Letztlich konzentriert sich Bauman in der schmalen Schrift aber ganz auf die selbst gestellte, ideologiekritische Aufgabe. Einerseits bleiben dadurch etwa Seitenhiebe gegen die „kulturelle Linke“ und den Multikulturalismus aus. Gegen sie hatte Bauman in seinem Buch „Gemeinschaft“ (2009, Orig. 2001) noch schwere – und in ihrer Allgemeinheit kaum zu haltende – Vorwürfe erhoben: Kulturlinke würden die häßliche soziale Ungleichheit als „ästhetische Schönheit der kulturellen Vielfalt“ verkaufen und sie durch diese Kulturalsierung letztlich vertiefen. Andererseits gerät aber auch die Behandlung der soziologisch eigentlich interessanten Frage etwas kurz, wie das Ansteigen der sozialen Ungleichheit sich so relativ konstant bewerkstelligen lässt. Ganze neun Seiten umfasst das Kapitel mit der Überschrift „Warum finden wir uns damit ab?“ Die wichtigste Antwort könnte von Pierre Bourdieu stammen: weil es unhinterfragte Überzeugungen, eine doxa
gibt.

Hoffnung macht ihm die angeblich großteils geteilte Zustimmung zu Werten wie „Gleichheit, gegenseitigen Respekt, Solidarität und Freundschaft“. Die Worte sieht er allerdings durch eine Kluft von den Taten getrennt, nämlich milieuübergreifend anzutreffendem konkurrenz- und privelgienorientiertem Verhalten.

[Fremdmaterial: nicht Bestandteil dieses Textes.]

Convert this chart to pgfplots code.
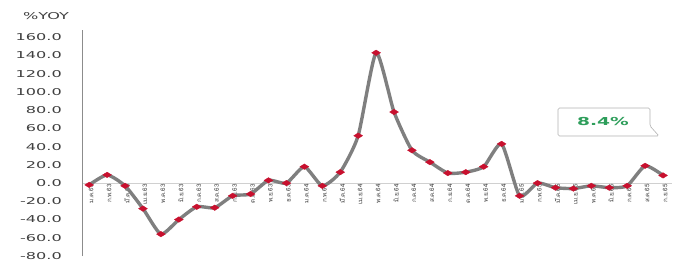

Deshalb plädiert er auch für eine „Veränderung unserer Lebensgewohnheiten“
, um der sozialen Ungleichheit zu begegnen. Wie in vielen seiner anderen Bücher, ist aber auch hier die Verallgemeinerung problematisch – und analytisch wie politisch letztlich unbefriedigend: Warum sollten „wir“ alle unser Leben ändern, wenn doch nur die aller Wenigsten wirklich profitieren? Sollen wir gar Solidarität als Trickle Up-Verhalten denken, das irgendwann auch nach oben raufsickert? Forderung und Analyse bleiben schließlich unvermittelt.